Medical Dermatology - Eczema
Atopic dermatitis (eczema) is a chronic disease of the skin. Often, the condition is seen in infants and children, but it can appear in adulthood. People with atopic dermatitis often complain of inflamed and itchy skin. However, with longstanding disease, the skin can become thickened, scaly, cracked, crusty and infected.
Patients with atopic dermatitis can have remissions and flares (“comes and goes”). Atopic dermatitis also tends to run in families and may be associated with asthma and seasonal allergies. This means those patients (or their family members) who have any of these three diseases are more likely to have atopic dermatitis. Atopic dermatitis tends to worsen in the winter, and stress may also play a role in causing the disease to flare.

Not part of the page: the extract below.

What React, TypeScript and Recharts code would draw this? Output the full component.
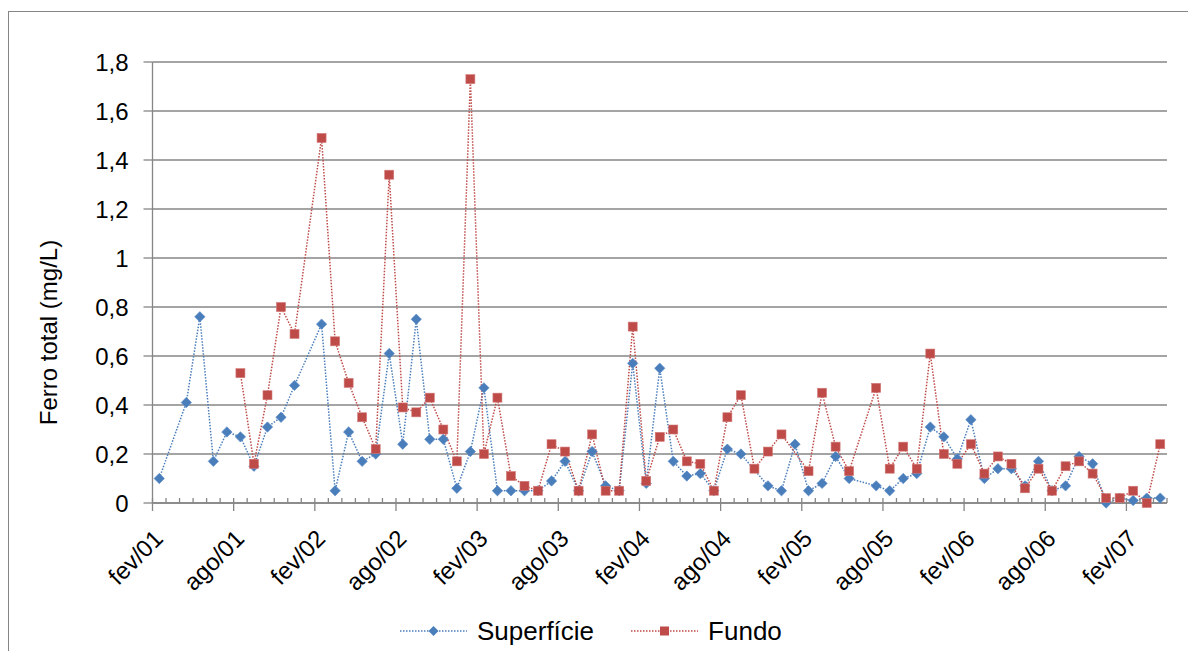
import { CartesianGrid, Label, Legend, Line, LineChart, XAxis, YAxis } from "recharts";

// one slot per month, fev/01 .. abr/07 (null = no sample that month)
const superficie = [
  0.1, null, 0.41, 0.76, 0.17, 0.29, 0.27, 0.15, 0.31, 0.35, 0.48, null,
  0.73, 0.05, 0.29, 0.17, 0.2, 0.61, 0.24, 0.75, 0.26, 0.26, 0.06, 0.21,
  0.47, 0.05, 0.05, 0.05, 0.05, 0.09, 0.17, 0.05, 0.21, 0.07, 0.05, 0.57,
  0.08, 0.55, 0.17, 0.11, 0.12, 0.05, 0.22, 0.2, null, 0.07, 0.05, 0.24,
  0.05, 0.08, 0.19, 0.1, null, 0.07, 0.05, 0.1, 0.12, 0.31, 0.27, 0.18,
  0.34, 0.1, 0.14, 0.14, 0.07, 0.17, 0.05, 0.07, 0.19, 0.16, 0.0, 0.02,
  0.01, 0.02, 0.02
];

const fundo = [
  null, null, null, null, null, null, 0.53, 0.16, 0.44, 0.8, 0.69, null,
  1.49, 0.66, 0.49, 0.35, 0.22, 1.34, 0.39, 0.37, 0.43, 0.3, 0.17, 1.73,
  0.2, 0.43, 0.11, 0.07, 0.05, 0.24, 0.21, 0.05, 0.28, 0.05, 0.05, 0.72,
  0.09, 0.27, 0.3, 0.17, 0.16, 0.05, 0.35, 0.44, 0.14, 0.21, 0.28, null,
  0.13, 0.45, 0.23, 0.13, null, 0.47, 0.14, 0.23, 0.14, 0.61, 0.2, 0.16,
  0.24, 0.12, 0.19, 0.16, 0.06, 0.14, 0.05, 0.15, 0.17, 0.12, 0.02, 0.02,
  0.05, 0.0, 0.24
];

// labels on every 6th month boundary
const tickLabels = [
  "fev/01", "ago/01", "fev/02", "ago/02", "fev/03", "ago/03", "fev/04",
  "ago/04", "fev/05", "ago/05", "fev/06", "ago/06", "fev/07"
];

const yTicks = [0, 0.2, 0.4, 0.6, 0.8, 1, 1.2, 1.4, 1.6, 1.8];

const seriesOrder = ["superficie", "fundo"];

const BLUE = "#4a7ebb";
const RED = "#be4b48";
const GRAY = "#868686";
const FONT = "'Liberation Sans', Arial, sans-serif";

// points sit in the middle of each month slot
const data = superficie.map((s, i) => ({ month: i + 0.5, superficie: s, fundo: fundo[i] }));
const monthTicks = Array.from({ length: superficie.length + 1 }, (_, i) => i);

function formatY(v: number) {
  return String(Number(v.toFixed(1))).replace(".", ",");
}

function diamondPath(cx: number, cy: number, r: number) {
  return `M${cx} ${cy - r}L${cx + r} ${cy}L${cx} ${cy + r}L${cx - r} ${cy}Z`;
}

function DiamondDot(props: any) {
  const { cx, cy, index } = props;
  if (cx == null || cy == null || props.value == null) return <g key={`d${index}`} />;
  return <path key={`d${index}`} d={diamondPath(cx, cy, 5.2)} fill={BLUE} stroke="#5b8cc8" strokeWidth={0.6} />;
}

function SquareDot(props: any) {
  const { cx, cy, index } = props;
  if (cx == null || cy == null || props.value == null) return <g key={`s${index}`} />;
  return <rect key={`s${index}`} x={cx - 4.5} y={cy - 4.5} width={9} height={9} fill={RED} stroke="#d27a78" strokeWidth={0.6} />;
}

function MonthTick({ x, y, payload }: any) {
  const i = payload.value as number;
  const major = i % 6 === 0;
  const label = major ? tickLabels[i / 6] : undefined;
  const tx = x + 12;
  const ty = y + 37;
  return (
    <g>
      <line x1={x} x2={x} y1={y - 5} y2={major ? y + 8 : y} stroke={GRAY} strokeWidth={1.3} />
      {label && (
        <text
          x={tx}
          y={ty}
          textAnchor="end"
          transform={`rotate(-45 ${tx} ${ty})`}
          fontFamily={FONT}
          fontSize={24}
          fill="#000"
        >
          {label}
        </text>
      )}
    </g>
  );
}

function AxisTitle({ viewBox }: any) {
  const x = viewBox.x + 48;
  const y = viewBox.y + viewBox.height / 2 + 50;
  return (
    <text x={x} y={y} textAnchor="middle" transform={`rotate(-90 ${x} ${y})`} fontFamily={FONT} fontSize={24} fill="#000">
      Ferro total (mg/L)
    </text>
  );
}

function LegendContent({ payload }: any) {
  const items = [...(payload ?? [])].sort(
    (a: any, b: any) => seriesOrder.indexOf(a.dataKey) - seriesOrder.indexOf(b.dataKey)
  );
  return (
    <div style={{ display: "flex", alignItems: "center", height: 30, paddingLeft: 391, fontFamily: FONT, fontSize: 26 }}>
      {items.map((entry: any, k: number) => {
        const isBlue = entry.dataKey === "superficie";
        const color = isBlue ? BLUE : RED;
        return (
          <div key={entry.value} style={{ display: "flex", alignItems: "center", marginLeft: k === 0 ? 0 : 37 }}>
            <svg width={67} height={14}>
              <line x1={0} x2={67} y1={7} y2={7} stroke={color} strokeWidth={1.5} strokeDasharray="1.5 1.5" />
              {isBlue ? (
                <path d={diamondPath(33.5, 7, 5)} fill={BLUE} />
              ) : (
                <rect x={29} y={2.5} width={9} height={9} fill={RED} />
              )}
            </svg>
            <span style={{ marginLeft: 10 }}>{entry.value}</span>
          </div>
        );
      })}
    </div>
  );
}

export default function App() {
  return (
    <div
      style={{
        position: "relative",
        top: 3,
        width: 1187,
        height: 643,
        boxSizing: "border-box",
        borderTop: `1px solid ${GRAY}`,
        borderLeft: `1px solid ${GRAY}`,
        background: "#fff"
      }}
    >
      <LineChart width={1186} height={642} data={data} margin={{ top: 50, right: 28, bottom: 91, left: 0 }}>
        <CartesianGrid horizontal vertical={false} stroke={GRAY} strokeWidth={1.3} />
        <XAxis
          dataKey="month"
          type="number"
          domain={[0, superficie.length]}
          ticks={monthTicks}
          interval={0}
          height={60}
          tickSize={0}
          tickMargin={0}
          tickLine={false}
          axisLine={{ stroke: GRAY, strokeWidth: 1.3 }}
          tick={<MonthTick />}
        />
        <YAxis
          domain={[0, 1.8]}
          ticks={yTicks}
          interval={0}
          width={143.5}
          tickSize={9}
          tickMargin={15}
          tickFormatter={formatY}
          tickLine={{ stroke: GRAY, strokeWidth: 1.3 }}
          axisLine={{ stroke: GRAY, strokeWidth: 1.3 }}
          tick={{ fill: "#000", fontSize: 24, fontFamily: FONT }}
        >
          <Label content={<AxisTitle />} />
        </YAxis>
        <Legend
          layout="horizontal"
          verticalAlign="middle"
          align="center"
          itemSorter={null}
          wrapperStyle={{ top: 604, left: 0, width: 1186, height: 30 }}
          content={<LegendContent />}
        />
        <Line
          dataKey="superficie"
          name="Superfície"
          stroke={BLUE}
          strokeWidth={1.5}
          strokeDasharray="1.5 1.5"
          connectNulls
          dot={DiamondDot}
          activeDot={false}
          isAnimationActive={false}
        />
        <Line
          dataKey="fundo"
          name="Fundo"
          stroke={RED}
          strokeWidth={1.5}
          strokeDasharray="1.5 1.5"
          connectNulls
          dot={SquareDot}
          activeDot={false}
          isAnimationActive={false}
        />
      </LineChart>
    </div>
  );
}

There is no cure for atopic dermatitis and treatment of atopic dermatitis is multifactorial. Patients are encouraged to use non-fragranced soaps, emollients (lotions), and detergents. The most important step a patient with atopic dermatitis can take is to moisturize their skin.
Treatment options such as topical steroids and topical immunomodulators are used initially. Immunomodulators, such as Elidel or Protopic, are topical medications that act like a steroid but do not have as many side effects. To prevent the itch-scratch cycle, patients may be given antihistamines to decrease the itching. Depending on the patient and the severity of their disease, other treatment options such as light therapy, oral steroids and other immunosuppressants may also be used.